How Mozambique’s history of violence is dashing hopes of economic progress

There is no saying that is so common in the minds of Mozambique citizens above the age of 40 than, “Here we go again.”

Ever since the Southern African country gained sovereignty from Portugal in 1975 following a bloody grueling war of independence, it has been plagued by successive armed insurgencies that have killed and wounded millions, and dashed fading hopes of economic progress.

But this latest insurgency is shaping up to be the worst – even in the country’s treacherous standards of war – rendering massive infrastructure projects untenable and pushing the state out of control of a huge chunk of its territory.

In mid-January, French oil firm Total begun removing some staff from the site of its planned liquefied natural gas (LNG) project on the Afungi Peninsula after Islamist insurgent attacks came close to the site.
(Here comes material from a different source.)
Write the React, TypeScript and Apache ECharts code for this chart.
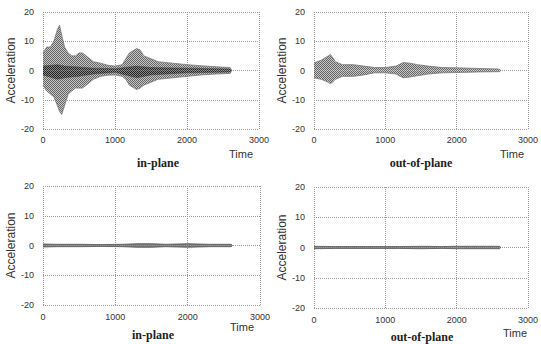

Sad enough to say, we all saw it coming.

The first traces of the Islamist insurgency that has now developed into a strong fighting force that rules major towns in the country’s northern province of Cabo Delgado erupted in 2016. At the time, it was a shadowy band of individuals with patchy weapons and an ideology that seemed misplaced even amongst the poor.

After all, Mozambique has a significant Muslim population –roughly 18-45% according to most estimates – and is a member of the Organization of Islamic Cooperation (OIC). “How could some insurgents use Islam, a peaceful religion, to start an offensive against a government that is run by their fellow brothers?” Ali Mustapha asked in a somber voice.

As the government rested on its laurels and focused on inviting investments from Western and Asian companies to the tune of more than $100 billion after the end of another civil war in 1992, little attention was paid to what was brewing in the province of Cabo Delgado.

Slowly by slowly, the Islamist group took over towns killing people in horrific massacres that sent shockwaves across the world. Now they are on the brink of taking over a gas project that Mozambique can’t risk losing.

A group of rebels from the Islamist militant group in northern Mozambique pose with their weapons. Courtesy: ISS Africa

The project is set to make Mozambique one of the largest exporters of natural gas in the continent and bring in billions of dollars to its struggling economy. Recent disasters that have hit the country such as Cyclone Idai and Kenneth have increased urgency for the project.

A direct assault on the project would be counter-productive for the Islamic extremist rebels, says Alexandre Raymakers, senior Africa analyst at Verisk Maplecroft in Cape Town. He says that the insurgents aim to take over major towns while tying down government forces at “hyper-defended” LNG projects.

President Filipe Nyusi is unsure what degree of foreign assistance he wants but is sure that he does not want “foreign boots on the ground,” says Raymakers. That suits Western powers such as Portugal and France, which are sure they don’t want to send them.

Some security experts suggest that the insurgency can be tackled with private security forces backed by foreign advice and training but it will take time. Meanwhile, “the civilian population is bearing the brunt” of the insurgency.

Banks and other financiers will take a wait-and-see approach before taking on further commitments. The banks may start to wonder how they can be repaid on time.

Mozambique’s pattern of insurgency began in the 1960s with the struggle for independence from Portugal. The ruling FRELIMO led by Dr. Edward Mondlane was founded in Dar es Salaam in 1962. Frelimo led a liberation march from River Rovuma in the north to the capital Maputo in the southern part of the country in the early 1970s. At the time Portugal was already stretched with financial troubles at home and similar independence struggles in other colonies like Guinea Bissau, Angola and Cape Verde.

After independence in 1975, the Rhodesian intelligence services and the apartheid government of South Africa in the 1980s funded and armed an insurgency called RENAMO that fought in the northern and central regions of Mozambique.

This current insurgency is able to finance itself having set up strong taxation systems among the communities it controls. The U.S. State Department have also accused the group of engaging in the international heroin trade as well as illegal gem mining.

Mozambique has been here before, and emerged stronger. Until historical and economic grievances are addressed, the main question that remains is, for how much longer can they take more rounds of violence?